After all, he exploded onto the Eurovision dance floor in Dublin in 1996 with his version of traditional dancing that blew everyone away.
Partly for the sheer sexiness of all that leg action, partly because of the music and the fact it still referenced the dances that many of us learnt at a tender age.
Fast forward 20 years and the Flatley brand is going strong. Lord of the Dance: Dangerous Games is the most recent incarnation and it filled the Waterfront Hall.
Mr Flatley and his creative team have maybe, though, been a bit too creative.
They've invented a big good versus evil narrative, over-dressed the baddie (excellent Tom Cunningham, fighting the Dark Lord's Darth Vader costume) and thrown in some risque routines.
The sequence where the women, in a Bucks Fizz moment, strip off their cute dresses to dance in black bra and tights is bold and certainly not what you learnt aged seven.
They have great moves, and indeed navels, but although the technical team looked up, I'm not sure it adds to the high energy show.
As the story unfolds, we get some nice female performances from Caroline Gray as heroine Saoirse and Andrea Kwern as bad girl Morrighan the seducer (boo!).
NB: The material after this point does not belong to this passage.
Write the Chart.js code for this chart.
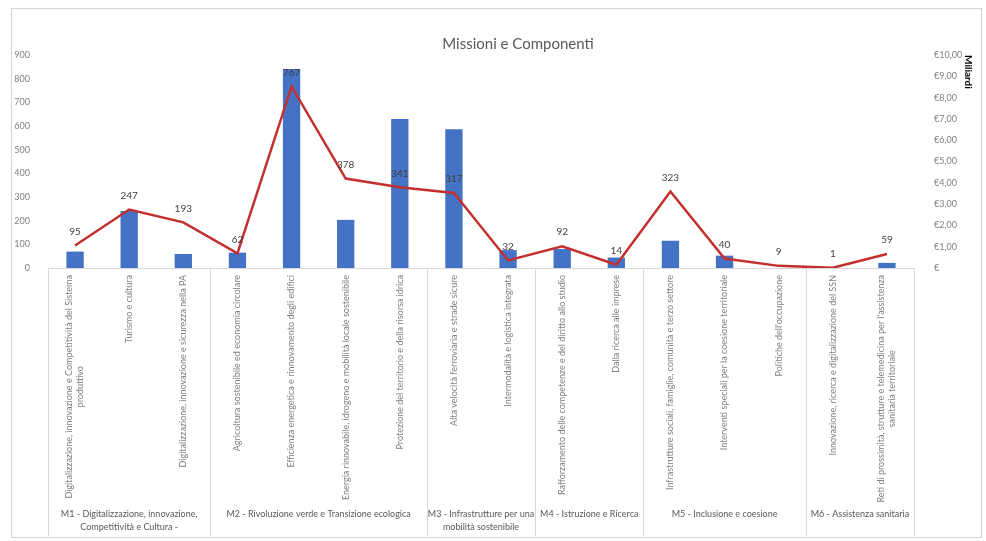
<!DOCTYPE html>
<html>
<head>
<meta charset="utf-8">
<script src="https://cdn.jsdelivr.net/npm/chart.js@4.4.1/dist/chart.umd.min.js"></script>
<style>
  html, body { margin: 0; padding: 0; background: #fff; }
  #wrap { width: 986px; height: 541px; }
</style>
</head>
<body>
<div id="wrap"><canvas id="c" width="986" height="541"></canvas></div>
<script>
// componenti (asse categorie)
const componenti = [
  ['Digitalizzazione, innovazione e Competitività del Sistema', 'produttivo'],
  ['Turismo e cultura'],
  ['Digitalizzazione, innovazione e sicurezza nella PA'],
  ['Agricoltura sostenibile ed economia circolare'],
  ['Efficienza energetica e rinnovamento degli edifici'],
  ['Energia rinnovabile, idrogeno e mobilità locale sostenibile'],
  ['Protezione del territorio e della risorsa idrica'],
  ['Alta velocità ferroviaria e strade sicure'],
  ['Intermodalità e logistica integrata'],
  ['Rafforzamento delle competenze e del diritto allo studio'],
  ['Dalla ricerca alle imprese'],
  ['Infrastrutture sociali, famiglie, comunità e terzo settore'],
  ['Interventi speciali per la coesione territoriale'],
  ["Politiche dell'occupazione"],
  ['Innovazione, ricerca e digitalizzazione del SSN'],
  ["Reti di prossimità, strutture e telemedicina per l'assistenza", 'sanitaria territoriale']
];

// missioni: etichetta e numero di componenti
const missioni = [
  ['M1 - Digitalizzazione, innovazione,', 'Competitività e Cultura -'],
  ['M2 - Rivoluzione verde e Transizione ecologica'],
  ['M3 - Infrastrutture per una', 'mobilità sostenibile'],
  ['M4 - Istruzione e Ricerca'],
  ['M5 - Inclusione e coesione'],
  ['M6 - Assistenza sanitaria']
];
const componentiPerMissione = [3, 4, 2, 2, 3, 2];

// importi (miliardi di euro, asse destro)
const importi = [0.77, 2.68, 0.66, 0.72, 9.34, 2.26, 6.99, 6.51, 0.84, 0.89, 0.49, 1.28, 0.58, 0, 0, 0.24];
// numero progetti (linea, asse sinistro)
const progetti = [95, 247, 193, 62, 767, 378, 341, 317, 32, 92, 14, 323, 40, 9, 1, 59];

const FONT = 'Lato, "Open Sans", sans-serif';

// disegna titolo, etichette multilivello e valori della linea
const decor = {
  id: 'decor',
  afterDraw(chart) {
    const { ctx, chartArea } = chart;
    const x = chart.scales.x;
    const step = x.getPixelForValue(1) - x.getPixelForValue(0);
    const bottom = 536;

    ctx.save();
    // cornice
    ctx.strokeStyle = '#d4d4d4';
    ctx.lineWidth = 1;
    ctx.strokeRect(11.5, 8.5, 970, 529);

    // titolo
    ctx.fillStyle = '#595959';
    ctx.font = '15px ' + FONT;
    ctx.textAlign = 'center';
    ctx.textBaseline = 'middle';
    ctx.fillText('Missioni e Componenti', 518, 44);

    // etichette componenti ruotate
    ctx.font = '9px ' + FONT;
    ctx.fillStyle = '#808080';
    componenti.forEach((lines, i) => {
      const cx = x.getPixelForValue(i);
      const w = Math.max(...lines.map(l => ctx.measureText(l).width));
      const cy = chartArea.bottom + 7 + w / 2;
      ctx.save();
      ctx.translate(cx, cy);
      ctx.rotate(-Math.PI / 2);
      ctx.textAlign = 'center';
      const lh = 11;
      lines.forEach((l, k) => {
        ctx.fillText(l, 0, (k - (lines.length - 1) / 2) * lh);
      });
      ctx.restore();
    });

    // separatori e etichette missioni
    ctx.strokeStyle = '#d9d9d9';
    let start = 0;
    const edges = [x.getPixelForValue(0) - step / 2];
    componentiPerMissione.forEach(n => {
      start += n;
      edges.push(x.getPixelForValue(start - 1) + step / 2);
    });
    edges.forEach(px => {
      ctx.beginPath();
      ctx.moveTo(Math.round(px) + 0.5, chartArea.bottom);
      ctx.lineTo(Math.round(px) + 0.5, bottom);
      ctx.stroke();
    });
    ctx.font = '9px ' + FONT;
    ctx.fillStyle = '#595959';
    ctx.textAlign = 'center';
    missioni.forEach((lines, g) => {
      const cx = (edges[g] + edges[g + 1]) / 2;
      lines.forEach((l, k) => ctx.fillText(l, cx, 514 + k * 13));
    });

    // valori della linea
    const meta = chart.getDatasetMeta(1);
    ctx.font = '10px ' + FONT;
    ctx.fillStyle = '#404040';
    meta.data.forEach((pt, i) => {
      ctx.fillText(String(progetti[i]), pt.x, pt.y - 14);
    });
    ctx.restore();
  }
};

new Chart(document.getElementById('c'), {
  data: {
    labels: componenti.map(l => l.join(' ')),
    datasets: [
      {
        type: 'bar',
        label: 'Importo',
        data: importi,
        yAxisID: 'y1',
        backgroundColor: '#4472c4',
        barPercentage: 0.32,
        categoryPercentage: 1,
        order: 2,
      },
      {
        type: 'line',
        label: 'Progetti',
        data: progetti,
        yAxisID: 'y',
        borderColor: '#c4302f',
        borderWidth: 2.5,
        pointRadius: 0,
        tension: 0,
        order: 1,
      },
    ],
  },
  options: {
    responsive: false,
    animation: false,
    layout: { padding: { top: 55, left: 0, right: 0, bottom: 0 } },
    plugins: {
      legend: { display: false },
      title: { display: false },
      tooltip: { enabled: false },
    },
    scales: {
      x: {
        type: 'category',
        grid: { display: false },
        border: { color: '#d9d9d9' },
        ticks: { display: false },
        afterFit: s => { s.height = 273; },
      },
      y: {
        position: 'left',
        min: 0,
        max: 900,
        grid: { display: false },
        border: { display: false },
        ticks: { stepSize: 100, color: '#808080', padding: 10, font: { size: 9, family: FONT } },
        afterFit: s => { s.width = 48; },
      },
      y1: {
        position: 'right',
        display: true,
        min: 0,
        max: 10,
        grid: { display: false },
        border: { display: false },
        ticks: {
          stepSize: 1,
          color: '#808080',
          padding: 12,
          font: { size: 9, family: FONT },
          callback: v => v === 0 ? '€' : '€' + v.toFixed(2).replace('.', ','),
        },
        title: {
          display: true,
          text: 'Miliardi',
          align: 'end',
          color: '#000',
          padding: { top: 12, bottom: 0 },
          font: { size: 10, weight: 'bold', family: FONT },
        },
        afterFit: s => { s.width = 72; },
      },
    },
  },
  plugins: [decor],
});
</script>
</body>
</html>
Gerard Fahy's music is big and Rachael O Connor has some swooping soul-influenced numbers as Erin the Goddess.
But the best dance sequences are those where the choreography led by Marie Duffy Pask returns to its roots.
During the interval, I passed a young girl doing some traditional dance for her mother. Her delight and skill underlined what this show is all about.
For the Lord of the Dance formula works best channelling that original excitement.
There are lyrical dances with horses and a unicorn beamed onto the screen - well, Theresa May was in town.
At the first half finale, the whole team, with brilliant front man James Keegan tapping his heart out, made the audience go wild.
As they did at the stonking sequence which rounded off this enjoyable show.